_Brief_.
Print the first line of the material below and each line after it, exactly as written, ending with the line that contains "import * as echarts from 'echarts';".

_Data_.
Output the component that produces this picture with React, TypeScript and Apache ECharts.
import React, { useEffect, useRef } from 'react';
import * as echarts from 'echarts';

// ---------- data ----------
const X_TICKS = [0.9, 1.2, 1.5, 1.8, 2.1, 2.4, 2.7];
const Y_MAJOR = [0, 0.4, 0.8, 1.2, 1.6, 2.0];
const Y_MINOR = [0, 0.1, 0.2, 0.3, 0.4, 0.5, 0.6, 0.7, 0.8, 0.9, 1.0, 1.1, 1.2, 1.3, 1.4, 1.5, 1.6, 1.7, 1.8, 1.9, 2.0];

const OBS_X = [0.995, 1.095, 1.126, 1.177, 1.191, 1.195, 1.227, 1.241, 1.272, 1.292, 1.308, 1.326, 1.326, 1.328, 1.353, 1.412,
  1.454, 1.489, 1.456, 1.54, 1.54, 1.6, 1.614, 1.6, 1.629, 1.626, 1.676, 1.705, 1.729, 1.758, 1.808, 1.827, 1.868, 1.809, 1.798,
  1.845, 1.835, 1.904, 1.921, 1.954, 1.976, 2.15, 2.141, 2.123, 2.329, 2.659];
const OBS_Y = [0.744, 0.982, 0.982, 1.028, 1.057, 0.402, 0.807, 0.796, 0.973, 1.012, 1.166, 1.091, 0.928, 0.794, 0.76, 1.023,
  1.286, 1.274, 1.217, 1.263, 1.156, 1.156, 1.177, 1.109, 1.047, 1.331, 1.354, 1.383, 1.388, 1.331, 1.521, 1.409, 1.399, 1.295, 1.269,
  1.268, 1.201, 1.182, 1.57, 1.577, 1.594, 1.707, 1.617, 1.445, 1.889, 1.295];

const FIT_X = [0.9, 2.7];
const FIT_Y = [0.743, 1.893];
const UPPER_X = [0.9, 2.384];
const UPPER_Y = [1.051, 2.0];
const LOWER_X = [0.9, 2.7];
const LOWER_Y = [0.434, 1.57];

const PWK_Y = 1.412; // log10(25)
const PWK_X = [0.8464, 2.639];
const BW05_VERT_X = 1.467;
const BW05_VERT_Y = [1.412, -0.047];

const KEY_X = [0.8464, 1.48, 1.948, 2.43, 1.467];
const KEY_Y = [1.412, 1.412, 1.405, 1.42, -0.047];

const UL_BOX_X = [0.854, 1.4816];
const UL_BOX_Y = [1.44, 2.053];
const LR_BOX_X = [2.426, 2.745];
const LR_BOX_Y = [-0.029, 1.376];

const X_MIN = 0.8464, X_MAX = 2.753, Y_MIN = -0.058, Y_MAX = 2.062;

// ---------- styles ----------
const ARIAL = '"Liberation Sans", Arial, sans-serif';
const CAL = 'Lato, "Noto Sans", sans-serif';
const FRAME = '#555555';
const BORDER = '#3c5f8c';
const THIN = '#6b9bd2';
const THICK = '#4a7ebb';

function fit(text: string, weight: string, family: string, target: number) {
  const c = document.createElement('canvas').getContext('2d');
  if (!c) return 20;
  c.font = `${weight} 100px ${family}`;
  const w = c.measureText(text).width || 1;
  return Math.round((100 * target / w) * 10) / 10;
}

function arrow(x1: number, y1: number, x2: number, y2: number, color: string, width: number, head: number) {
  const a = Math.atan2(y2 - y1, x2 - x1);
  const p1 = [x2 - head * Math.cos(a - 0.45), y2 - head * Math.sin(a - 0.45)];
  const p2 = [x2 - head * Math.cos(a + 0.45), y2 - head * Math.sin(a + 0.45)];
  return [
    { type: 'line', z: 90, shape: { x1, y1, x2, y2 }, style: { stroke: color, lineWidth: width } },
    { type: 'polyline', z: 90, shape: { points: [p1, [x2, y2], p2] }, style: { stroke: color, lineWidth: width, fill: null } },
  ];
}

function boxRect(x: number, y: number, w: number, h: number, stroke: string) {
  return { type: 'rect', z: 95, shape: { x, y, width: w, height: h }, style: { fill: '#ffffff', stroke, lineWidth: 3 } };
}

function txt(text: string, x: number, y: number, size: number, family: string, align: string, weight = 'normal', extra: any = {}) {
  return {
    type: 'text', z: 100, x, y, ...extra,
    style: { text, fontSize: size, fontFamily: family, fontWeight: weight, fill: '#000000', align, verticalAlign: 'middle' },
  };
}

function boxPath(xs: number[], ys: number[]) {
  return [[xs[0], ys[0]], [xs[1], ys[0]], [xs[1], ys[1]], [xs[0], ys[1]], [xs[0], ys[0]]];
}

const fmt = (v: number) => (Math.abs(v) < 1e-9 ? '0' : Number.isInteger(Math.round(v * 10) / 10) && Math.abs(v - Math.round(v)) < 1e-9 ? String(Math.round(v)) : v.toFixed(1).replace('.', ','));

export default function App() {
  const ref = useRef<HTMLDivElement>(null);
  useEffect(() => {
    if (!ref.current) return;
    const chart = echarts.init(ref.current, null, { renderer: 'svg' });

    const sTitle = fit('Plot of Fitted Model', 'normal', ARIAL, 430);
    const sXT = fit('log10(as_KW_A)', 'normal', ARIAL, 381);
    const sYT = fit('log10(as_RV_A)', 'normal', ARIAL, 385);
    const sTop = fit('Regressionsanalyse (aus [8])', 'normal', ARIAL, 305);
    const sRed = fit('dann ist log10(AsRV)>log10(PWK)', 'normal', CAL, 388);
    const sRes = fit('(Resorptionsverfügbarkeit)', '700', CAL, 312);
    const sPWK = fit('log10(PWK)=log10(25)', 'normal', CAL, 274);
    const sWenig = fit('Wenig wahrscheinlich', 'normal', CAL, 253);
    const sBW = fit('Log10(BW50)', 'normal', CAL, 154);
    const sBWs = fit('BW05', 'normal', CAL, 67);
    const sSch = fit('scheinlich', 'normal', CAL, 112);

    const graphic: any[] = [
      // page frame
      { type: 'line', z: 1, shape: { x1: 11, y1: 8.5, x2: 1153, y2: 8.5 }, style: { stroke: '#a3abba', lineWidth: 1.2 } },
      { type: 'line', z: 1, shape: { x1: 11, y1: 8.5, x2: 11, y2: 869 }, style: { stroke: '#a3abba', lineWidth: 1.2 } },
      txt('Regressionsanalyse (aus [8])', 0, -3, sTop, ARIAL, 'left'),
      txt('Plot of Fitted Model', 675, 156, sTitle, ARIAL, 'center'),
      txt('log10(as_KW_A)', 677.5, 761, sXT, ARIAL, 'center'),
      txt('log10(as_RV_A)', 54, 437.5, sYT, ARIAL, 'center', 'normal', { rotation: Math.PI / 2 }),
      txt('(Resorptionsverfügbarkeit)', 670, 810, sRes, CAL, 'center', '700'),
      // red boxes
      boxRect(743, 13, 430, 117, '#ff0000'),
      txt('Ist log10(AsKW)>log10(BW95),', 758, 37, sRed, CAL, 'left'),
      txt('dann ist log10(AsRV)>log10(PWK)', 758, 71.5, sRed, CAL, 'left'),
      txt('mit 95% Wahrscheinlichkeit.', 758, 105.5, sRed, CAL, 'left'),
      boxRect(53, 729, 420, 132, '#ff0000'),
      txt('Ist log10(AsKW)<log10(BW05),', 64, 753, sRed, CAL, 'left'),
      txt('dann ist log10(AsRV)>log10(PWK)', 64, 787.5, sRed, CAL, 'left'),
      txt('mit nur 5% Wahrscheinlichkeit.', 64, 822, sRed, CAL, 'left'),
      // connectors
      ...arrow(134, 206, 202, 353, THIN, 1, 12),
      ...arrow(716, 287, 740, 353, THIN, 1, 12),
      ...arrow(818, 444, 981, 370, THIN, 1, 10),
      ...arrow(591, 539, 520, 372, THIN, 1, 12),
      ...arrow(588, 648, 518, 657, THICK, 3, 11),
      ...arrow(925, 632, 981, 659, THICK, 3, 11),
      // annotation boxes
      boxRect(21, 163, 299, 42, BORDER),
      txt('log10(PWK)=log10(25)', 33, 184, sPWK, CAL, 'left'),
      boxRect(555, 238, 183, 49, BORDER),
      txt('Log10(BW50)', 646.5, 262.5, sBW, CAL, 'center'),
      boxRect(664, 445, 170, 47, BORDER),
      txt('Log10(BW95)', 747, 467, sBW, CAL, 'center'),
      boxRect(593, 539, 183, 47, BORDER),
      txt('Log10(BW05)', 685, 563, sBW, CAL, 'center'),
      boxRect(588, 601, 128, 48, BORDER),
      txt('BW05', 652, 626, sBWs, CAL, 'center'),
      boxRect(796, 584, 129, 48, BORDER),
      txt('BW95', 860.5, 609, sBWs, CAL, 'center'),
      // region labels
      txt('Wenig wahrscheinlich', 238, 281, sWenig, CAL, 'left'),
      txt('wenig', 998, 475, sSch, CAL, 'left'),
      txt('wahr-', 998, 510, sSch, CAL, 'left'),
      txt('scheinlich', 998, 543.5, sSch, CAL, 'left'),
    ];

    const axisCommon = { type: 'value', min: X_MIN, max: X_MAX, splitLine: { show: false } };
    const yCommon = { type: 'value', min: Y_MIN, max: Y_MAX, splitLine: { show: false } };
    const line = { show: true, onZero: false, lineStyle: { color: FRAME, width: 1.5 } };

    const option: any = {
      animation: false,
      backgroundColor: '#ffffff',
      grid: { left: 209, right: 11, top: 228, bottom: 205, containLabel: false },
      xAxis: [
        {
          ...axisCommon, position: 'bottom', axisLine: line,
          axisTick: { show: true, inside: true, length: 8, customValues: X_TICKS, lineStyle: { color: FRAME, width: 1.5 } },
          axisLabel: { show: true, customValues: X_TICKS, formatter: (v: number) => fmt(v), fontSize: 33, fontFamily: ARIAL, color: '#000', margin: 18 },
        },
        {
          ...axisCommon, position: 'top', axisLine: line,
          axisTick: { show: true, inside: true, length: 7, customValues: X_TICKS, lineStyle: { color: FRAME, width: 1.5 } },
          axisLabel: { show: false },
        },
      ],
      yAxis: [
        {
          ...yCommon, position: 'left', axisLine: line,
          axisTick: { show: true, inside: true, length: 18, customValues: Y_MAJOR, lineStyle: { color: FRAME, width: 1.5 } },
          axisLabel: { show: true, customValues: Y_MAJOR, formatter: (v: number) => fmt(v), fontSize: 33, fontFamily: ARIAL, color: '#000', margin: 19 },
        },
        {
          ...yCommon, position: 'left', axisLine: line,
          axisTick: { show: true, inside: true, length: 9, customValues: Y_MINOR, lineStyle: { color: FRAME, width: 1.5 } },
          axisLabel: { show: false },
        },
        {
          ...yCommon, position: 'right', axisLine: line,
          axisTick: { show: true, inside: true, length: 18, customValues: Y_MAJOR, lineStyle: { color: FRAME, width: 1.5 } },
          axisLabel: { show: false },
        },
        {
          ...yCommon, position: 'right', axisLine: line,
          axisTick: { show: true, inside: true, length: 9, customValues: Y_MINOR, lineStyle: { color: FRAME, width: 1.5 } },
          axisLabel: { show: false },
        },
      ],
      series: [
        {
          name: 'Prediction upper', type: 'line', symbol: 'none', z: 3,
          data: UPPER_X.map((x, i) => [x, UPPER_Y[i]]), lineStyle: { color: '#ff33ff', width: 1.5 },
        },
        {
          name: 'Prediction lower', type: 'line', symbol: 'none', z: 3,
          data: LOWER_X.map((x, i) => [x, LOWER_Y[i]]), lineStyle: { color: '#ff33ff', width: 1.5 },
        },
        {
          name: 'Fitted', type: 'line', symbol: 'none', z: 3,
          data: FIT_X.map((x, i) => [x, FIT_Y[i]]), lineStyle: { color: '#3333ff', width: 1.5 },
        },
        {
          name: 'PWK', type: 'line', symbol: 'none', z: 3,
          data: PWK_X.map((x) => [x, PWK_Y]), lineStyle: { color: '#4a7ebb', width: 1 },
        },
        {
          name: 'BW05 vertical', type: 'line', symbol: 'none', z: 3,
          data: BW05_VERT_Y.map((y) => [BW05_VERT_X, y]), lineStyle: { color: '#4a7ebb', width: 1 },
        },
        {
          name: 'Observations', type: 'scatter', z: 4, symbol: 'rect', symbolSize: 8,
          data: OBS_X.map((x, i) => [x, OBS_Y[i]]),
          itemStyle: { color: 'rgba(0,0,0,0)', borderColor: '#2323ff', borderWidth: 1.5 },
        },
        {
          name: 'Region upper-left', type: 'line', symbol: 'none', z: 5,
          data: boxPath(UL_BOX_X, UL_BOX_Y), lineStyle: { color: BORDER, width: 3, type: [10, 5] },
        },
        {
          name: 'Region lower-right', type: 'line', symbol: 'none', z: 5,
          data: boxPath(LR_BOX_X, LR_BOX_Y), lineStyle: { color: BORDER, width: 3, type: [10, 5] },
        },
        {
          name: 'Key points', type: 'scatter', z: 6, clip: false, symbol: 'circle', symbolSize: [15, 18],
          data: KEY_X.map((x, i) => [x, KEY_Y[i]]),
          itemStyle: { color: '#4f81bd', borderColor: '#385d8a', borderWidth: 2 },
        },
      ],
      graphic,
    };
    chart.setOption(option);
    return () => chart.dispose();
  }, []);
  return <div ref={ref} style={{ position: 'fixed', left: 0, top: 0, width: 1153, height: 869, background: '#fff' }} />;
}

_Answer to the problem_.
Output the component that produces this picture with React, TypeScript and Apache ECharts.
import React, { useEffect, useRef } from 'react';
import * as echarts from 'echarts';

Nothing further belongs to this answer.